= Huerta del Maule =

Hamlet in Linares Province, Chile

Huerta del Maule or Huerta de Maule is a Chilean hamlet (caserío) in San Javier, Linares Province, Maule Region. This picturesque and bucolic place, with a current permanent population of less than 300, used to have far more importance and population two centuries ago, having been a strategic place because of its location at the south of the Maule river and west of the Loncomilla River in central Chile, over the busy, old colonial route from Santiago - Talca to Concepción.

==History==

Huerta del Maule was officially founded with the name of "San Antonio de la Florida" in 1754. Although a settlement already existed there since the second half of the 17th century, originally associated to the presence of a Franciscan Monastery, and according to tradition, was further encouraged by the discovery of gold in its environs. Typically, the inhabitants of Chile's Maule Region in colonial times were strongly rooted to their haciendas and, for a long time, there was strong resistance by the population to leave the rural areas and small villages and move to the cities.
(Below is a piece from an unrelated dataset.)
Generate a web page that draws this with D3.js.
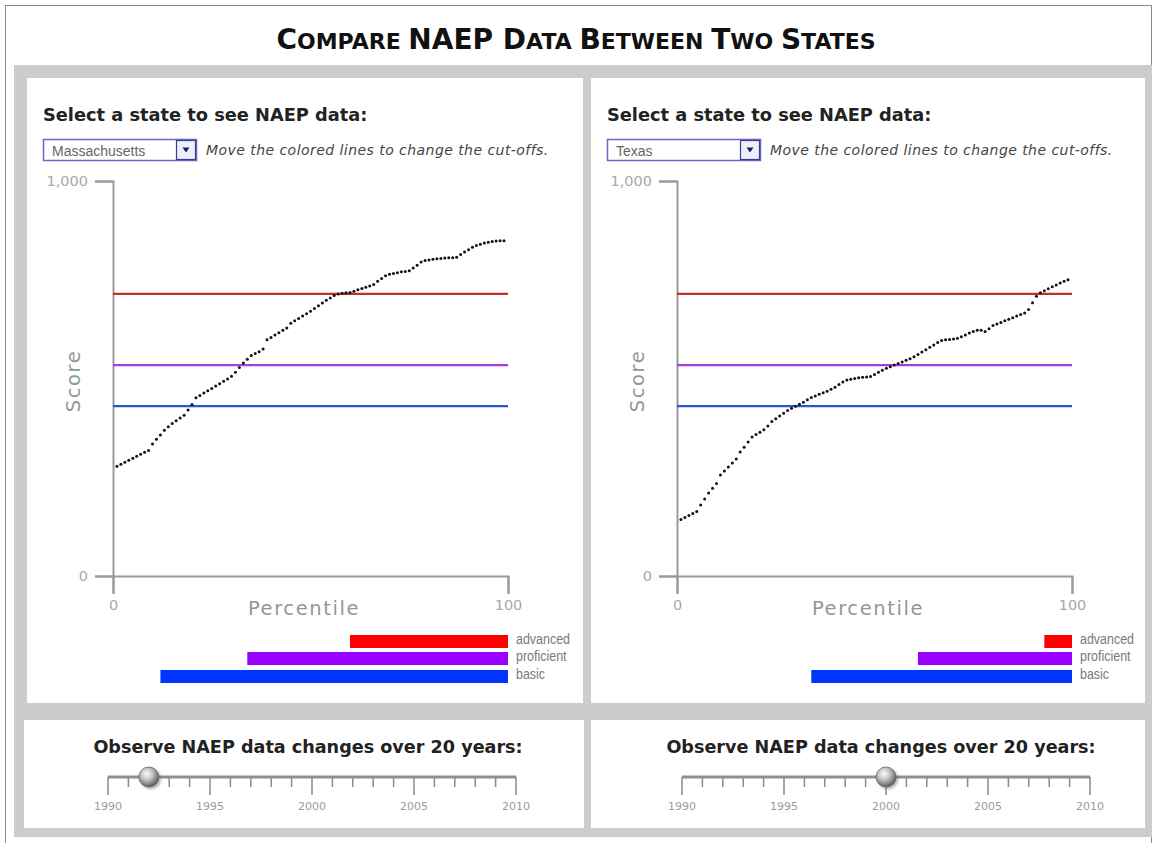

As in other villages of the region, in Huerta de Maule, the productive agricultural and commercial activities kept the place alive and relatively wealthy.

==Traditions==

In Huerta de Maule, October 4 marks the traditional celebration of St. Francis of Assisi, a popular religious festival presided by the local bishop, that brings to the village thousands of pilgrims and tourists every year.

==Geography==

Huerta del Maule lies in the foothills of a low-altitude chain of the "Cordillera de la Costa" in Central Chile, west of the Loncomilla river and the Gupo hill, and southwest of the town of San Javier, Chile. Altitude: 496 m.

==Demography==

According to the 1992 census, Huerta del Maule had a population of 308, which had fallen to less than 270, in 2002. The area surrounding Huerta de Maule is sparsely populated. Within a radio of seven miles from the place there live a mere 2,000 people.

==Climate==

The climate of the zone is temperate, with an average temperature of 14.4 °C (or 57.92 °F) and an average annual precipitation of 680 mm concentrated between the months of June and August.